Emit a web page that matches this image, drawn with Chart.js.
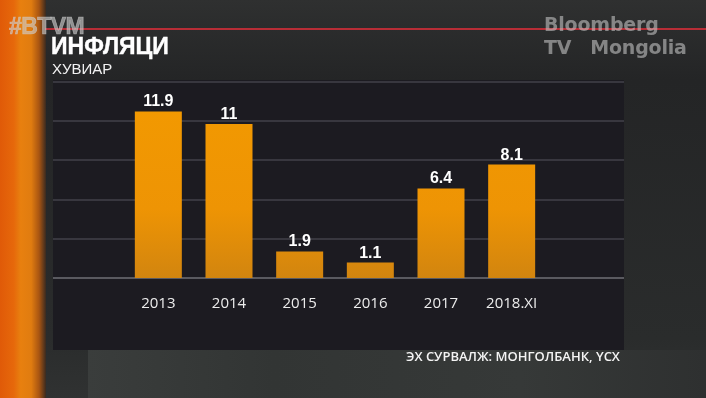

...

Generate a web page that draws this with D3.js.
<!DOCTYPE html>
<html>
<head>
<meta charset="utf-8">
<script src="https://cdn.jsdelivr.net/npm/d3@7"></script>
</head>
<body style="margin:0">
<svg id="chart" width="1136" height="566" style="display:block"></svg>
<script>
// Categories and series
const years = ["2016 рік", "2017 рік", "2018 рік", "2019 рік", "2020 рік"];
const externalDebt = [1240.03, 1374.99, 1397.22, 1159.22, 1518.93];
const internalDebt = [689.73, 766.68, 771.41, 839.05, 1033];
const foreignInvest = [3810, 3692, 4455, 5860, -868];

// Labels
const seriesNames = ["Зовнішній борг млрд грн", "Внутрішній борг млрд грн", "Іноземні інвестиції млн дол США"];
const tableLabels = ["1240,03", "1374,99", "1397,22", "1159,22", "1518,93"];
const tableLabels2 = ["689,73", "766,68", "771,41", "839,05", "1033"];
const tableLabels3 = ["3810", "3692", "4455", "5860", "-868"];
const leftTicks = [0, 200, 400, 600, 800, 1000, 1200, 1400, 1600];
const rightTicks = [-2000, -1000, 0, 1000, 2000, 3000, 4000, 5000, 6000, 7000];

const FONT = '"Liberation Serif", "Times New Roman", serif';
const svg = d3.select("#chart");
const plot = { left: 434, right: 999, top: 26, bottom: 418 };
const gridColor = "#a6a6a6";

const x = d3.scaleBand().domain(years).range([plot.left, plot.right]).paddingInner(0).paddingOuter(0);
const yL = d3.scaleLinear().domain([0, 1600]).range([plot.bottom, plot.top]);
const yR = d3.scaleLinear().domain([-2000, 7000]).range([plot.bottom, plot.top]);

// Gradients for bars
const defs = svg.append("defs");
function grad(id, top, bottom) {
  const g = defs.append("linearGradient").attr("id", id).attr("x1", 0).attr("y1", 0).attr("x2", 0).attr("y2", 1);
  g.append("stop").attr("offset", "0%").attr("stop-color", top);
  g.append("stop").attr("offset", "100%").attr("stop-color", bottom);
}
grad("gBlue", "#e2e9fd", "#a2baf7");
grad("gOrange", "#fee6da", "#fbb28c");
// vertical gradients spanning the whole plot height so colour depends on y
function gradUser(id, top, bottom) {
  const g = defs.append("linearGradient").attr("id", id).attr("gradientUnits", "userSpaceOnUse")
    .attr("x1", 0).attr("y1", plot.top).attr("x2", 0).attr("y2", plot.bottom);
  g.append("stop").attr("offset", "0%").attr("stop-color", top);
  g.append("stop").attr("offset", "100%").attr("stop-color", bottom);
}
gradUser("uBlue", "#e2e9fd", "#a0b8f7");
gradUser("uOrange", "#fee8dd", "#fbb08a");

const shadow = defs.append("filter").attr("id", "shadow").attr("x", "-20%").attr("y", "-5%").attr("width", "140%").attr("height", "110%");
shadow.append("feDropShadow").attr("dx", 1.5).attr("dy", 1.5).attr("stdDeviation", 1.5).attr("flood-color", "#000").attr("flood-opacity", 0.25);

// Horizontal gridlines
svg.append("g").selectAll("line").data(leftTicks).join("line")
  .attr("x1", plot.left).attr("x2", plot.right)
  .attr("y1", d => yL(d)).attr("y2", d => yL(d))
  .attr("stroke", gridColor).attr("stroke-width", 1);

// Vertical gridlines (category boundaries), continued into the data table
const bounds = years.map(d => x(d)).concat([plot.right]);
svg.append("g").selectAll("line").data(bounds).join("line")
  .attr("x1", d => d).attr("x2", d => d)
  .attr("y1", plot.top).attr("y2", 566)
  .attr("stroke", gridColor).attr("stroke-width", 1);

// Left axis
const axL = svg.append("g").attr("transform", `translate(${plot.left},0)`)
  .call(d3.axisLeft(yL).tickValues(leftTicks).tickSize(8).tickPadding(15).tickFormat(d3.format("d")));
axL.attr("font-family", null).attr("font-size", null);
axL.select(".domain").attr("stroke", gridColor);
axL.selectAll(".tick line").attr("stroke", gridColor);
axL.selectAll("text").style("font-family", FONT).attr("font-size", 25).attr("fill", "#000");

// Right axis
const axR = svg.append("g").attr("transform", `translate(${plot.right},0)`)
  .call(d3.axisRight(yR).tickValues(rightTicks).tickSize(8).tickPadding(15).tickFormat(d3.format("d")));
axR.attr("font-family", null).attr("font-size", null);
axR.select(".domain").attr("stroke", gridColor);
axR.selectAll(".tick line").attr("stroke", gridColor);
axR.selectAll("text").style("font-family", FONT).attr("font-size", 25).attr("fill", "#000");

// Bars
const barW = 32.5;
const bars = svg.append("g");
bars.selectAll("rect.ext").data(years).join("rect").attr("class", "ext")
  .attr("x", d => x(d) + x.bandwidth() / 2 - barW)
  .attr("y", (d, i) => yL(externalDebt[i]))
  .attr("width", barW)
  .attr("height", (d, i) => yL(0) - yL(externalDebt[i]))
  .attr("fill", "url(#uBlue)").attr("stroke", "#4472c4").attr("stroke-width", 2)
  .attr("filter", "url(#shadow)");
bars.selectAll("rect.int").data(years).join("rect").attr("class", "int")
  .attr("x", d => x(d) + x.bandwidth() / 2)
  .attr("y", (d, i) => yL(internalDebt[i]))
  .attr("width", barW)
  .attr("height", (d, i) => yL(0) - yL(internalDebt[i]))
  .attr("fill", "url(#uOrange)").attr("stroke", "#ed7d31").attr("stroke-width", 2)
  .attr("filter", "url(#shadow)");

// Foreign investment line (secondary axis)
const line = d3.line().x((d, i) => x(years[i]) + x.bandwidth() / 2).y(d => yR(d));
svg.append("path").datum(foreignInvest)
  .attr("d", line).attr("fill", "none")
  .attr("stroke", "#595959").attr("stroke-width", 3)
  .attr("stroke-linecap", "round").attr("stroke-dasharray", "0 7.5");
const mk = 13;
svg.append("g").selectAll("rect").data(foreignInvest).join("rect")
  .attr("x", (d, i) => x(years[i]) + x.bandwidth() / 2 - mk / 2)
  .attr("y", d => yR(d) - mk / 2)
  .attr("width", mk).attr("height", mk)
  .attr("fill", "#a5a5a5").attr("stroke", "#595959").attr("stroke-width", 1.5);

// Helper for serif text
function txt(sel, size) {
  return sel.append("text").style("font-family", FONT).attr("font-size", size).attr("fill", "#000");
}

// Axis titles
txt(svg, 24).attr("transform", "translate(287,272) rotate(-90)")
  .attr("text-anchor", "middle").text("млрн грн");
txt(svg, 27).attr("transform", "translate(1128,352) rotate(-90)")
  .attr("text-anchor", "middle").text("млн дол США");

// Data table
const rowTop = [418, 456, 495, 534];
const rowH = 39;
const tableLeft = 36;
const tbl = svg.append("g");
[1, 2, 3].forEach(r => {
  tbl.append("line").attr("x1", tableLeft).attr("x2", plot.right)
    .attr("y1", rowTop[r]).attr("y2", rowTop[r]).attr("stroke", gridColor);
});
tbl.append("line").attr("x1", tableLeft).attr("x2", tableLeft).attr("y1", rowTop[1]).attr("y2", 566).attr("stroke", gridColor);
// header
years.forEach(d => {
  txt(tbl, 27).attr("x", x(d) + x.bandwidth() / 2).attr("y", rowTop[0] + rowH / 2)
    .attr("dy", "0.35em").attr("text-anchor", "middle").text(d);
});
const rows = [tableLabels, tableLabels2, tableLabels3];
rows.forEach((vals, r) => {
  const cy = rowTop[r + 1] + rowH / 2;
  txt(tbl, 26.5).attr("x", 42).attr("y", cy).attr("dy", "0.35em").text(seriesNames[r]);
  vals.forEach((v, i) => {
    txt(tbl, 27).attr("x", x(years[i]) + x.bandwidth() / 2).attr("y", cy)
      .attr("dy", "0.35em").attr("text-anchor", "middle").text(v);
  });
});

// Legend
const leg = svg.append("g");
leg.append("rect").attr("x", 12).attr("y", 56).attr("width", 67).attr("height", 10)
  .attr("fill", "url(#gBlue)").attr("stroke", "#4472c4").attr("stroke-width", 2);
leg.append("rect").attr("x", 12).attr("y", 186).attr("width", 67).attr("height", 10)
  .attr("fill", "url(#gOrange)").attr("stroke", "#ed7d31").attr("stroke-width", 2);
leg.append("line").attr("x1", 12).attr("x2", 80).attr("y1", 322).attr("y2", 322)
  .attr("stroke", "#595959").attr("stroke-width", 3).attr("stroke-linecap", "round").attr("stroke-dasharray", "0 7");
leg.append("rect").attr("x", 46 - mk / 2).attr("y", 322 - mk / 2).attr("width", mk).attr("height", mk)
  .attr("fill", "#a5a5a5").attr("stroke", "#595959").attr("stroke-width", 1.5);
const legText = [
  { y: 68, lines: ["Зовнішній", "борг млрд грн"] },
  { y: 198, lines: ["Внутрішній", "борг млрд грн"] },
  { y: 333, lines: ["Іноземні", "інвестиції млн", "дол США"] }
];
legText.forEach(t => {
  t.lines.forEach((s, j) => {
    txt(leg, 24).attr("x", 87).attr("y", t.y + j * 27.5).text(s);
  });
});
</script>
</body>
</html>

Task prompt:
What is the number of lines above that contain the string "this"? Answer with the number alone.

Response to the exercise:
2